#### Dataset section ####

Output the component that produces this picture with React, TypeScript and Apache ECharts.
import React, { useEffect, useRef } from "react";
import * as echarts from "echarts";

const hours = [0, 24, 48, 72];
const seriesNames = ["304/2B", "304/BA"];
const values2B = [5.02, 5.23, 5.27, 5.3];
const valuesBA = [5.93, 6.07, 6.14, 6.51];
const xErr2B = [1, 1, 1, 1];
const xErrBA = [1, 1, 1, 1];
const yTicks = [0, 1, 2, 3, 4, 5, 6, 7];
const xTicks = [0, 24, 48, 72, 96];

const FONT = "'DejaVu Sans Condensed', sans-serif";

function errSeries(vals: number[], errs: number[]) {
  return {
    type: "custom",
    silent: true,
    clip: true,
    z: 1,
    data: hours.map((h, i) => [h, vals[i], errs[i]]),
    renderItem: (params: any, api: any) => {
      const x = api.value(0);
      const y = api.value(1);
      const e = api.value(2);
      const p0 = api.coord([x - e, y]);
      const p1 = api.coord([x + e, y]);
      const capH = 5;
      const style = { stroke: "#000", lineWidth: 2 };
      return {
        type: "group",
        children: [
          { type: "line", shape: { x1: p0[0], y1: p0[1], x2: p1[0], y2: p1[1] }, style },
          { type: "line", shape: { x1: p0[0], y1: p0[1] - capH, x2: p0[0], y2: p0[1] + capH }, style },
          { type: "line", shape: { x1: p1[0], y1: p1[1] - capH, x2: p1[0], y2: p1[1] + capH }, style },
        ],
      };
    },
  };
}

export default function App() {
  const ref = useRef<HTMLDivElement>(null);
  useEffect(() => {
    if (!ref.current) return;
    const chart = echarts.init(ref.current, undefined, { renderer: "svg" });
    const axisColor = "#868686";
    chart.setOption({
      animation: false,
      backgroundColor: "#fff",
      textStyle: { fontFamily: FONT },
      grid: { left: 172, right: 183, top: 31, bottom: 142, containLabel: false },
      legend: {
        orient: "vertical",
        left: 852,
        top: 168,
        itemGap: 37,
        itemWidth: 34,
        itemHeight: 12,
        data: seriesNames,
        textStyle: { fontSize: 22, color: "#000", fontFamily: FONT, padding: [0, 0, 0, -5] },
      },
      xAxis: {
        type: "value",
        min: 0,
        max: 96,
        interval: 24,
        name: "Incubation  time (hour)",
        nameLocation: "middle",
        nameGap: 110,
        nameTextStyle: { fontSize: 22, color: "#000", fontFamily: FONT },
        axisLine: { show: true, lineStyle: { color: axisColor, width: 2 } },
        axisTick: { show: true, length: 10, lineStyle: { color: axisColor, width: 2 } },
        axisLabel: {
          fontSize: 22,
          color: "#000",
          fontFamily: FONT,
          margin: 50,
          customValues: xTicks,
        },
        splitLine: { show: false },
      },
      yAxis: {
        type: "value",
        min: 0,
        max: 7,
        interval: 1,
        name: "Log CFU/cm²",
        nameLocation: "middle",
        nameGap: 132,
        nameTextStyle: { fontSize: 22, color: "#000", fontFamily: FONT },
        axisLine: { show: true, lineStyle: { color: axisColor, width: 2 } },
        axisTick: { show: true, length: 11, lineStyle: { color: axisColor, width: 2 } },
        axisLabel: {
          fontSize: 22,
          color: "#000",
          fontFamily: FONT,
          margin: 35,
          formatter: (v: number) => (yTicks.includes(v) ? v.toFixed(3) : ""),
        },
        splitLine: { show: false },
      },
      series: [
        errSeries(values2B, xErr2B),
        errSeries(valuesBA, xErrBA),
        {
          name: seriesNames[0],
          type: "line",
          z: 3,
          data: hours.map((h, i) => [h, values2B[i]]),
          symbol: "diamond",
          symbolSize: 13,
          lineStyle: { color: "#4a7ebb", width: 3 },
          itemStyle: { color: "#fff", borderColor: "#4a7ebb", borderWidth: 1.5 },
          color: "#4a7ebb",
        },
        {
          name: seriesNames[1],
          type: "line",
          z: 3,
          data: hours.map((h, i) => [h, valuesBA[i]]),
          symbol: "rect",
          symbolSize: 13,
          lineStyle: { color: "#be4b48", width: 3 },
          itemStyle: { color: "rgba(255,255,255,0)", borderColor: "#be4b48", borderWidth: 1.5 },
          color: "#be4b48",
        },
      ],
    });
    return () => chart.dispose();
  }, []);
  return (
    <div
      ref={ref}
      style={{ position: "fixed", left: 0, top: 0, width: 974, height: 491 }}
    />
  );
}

####

Retype only the lines running from the top of the listing to the line that holds "import * as", both ends included.

_Response_
Output the component that produces this picture with React, TypeScript and Apache ECharts.
import React, { useEffect, useRef } from "react";
import * as echarts from "echarts";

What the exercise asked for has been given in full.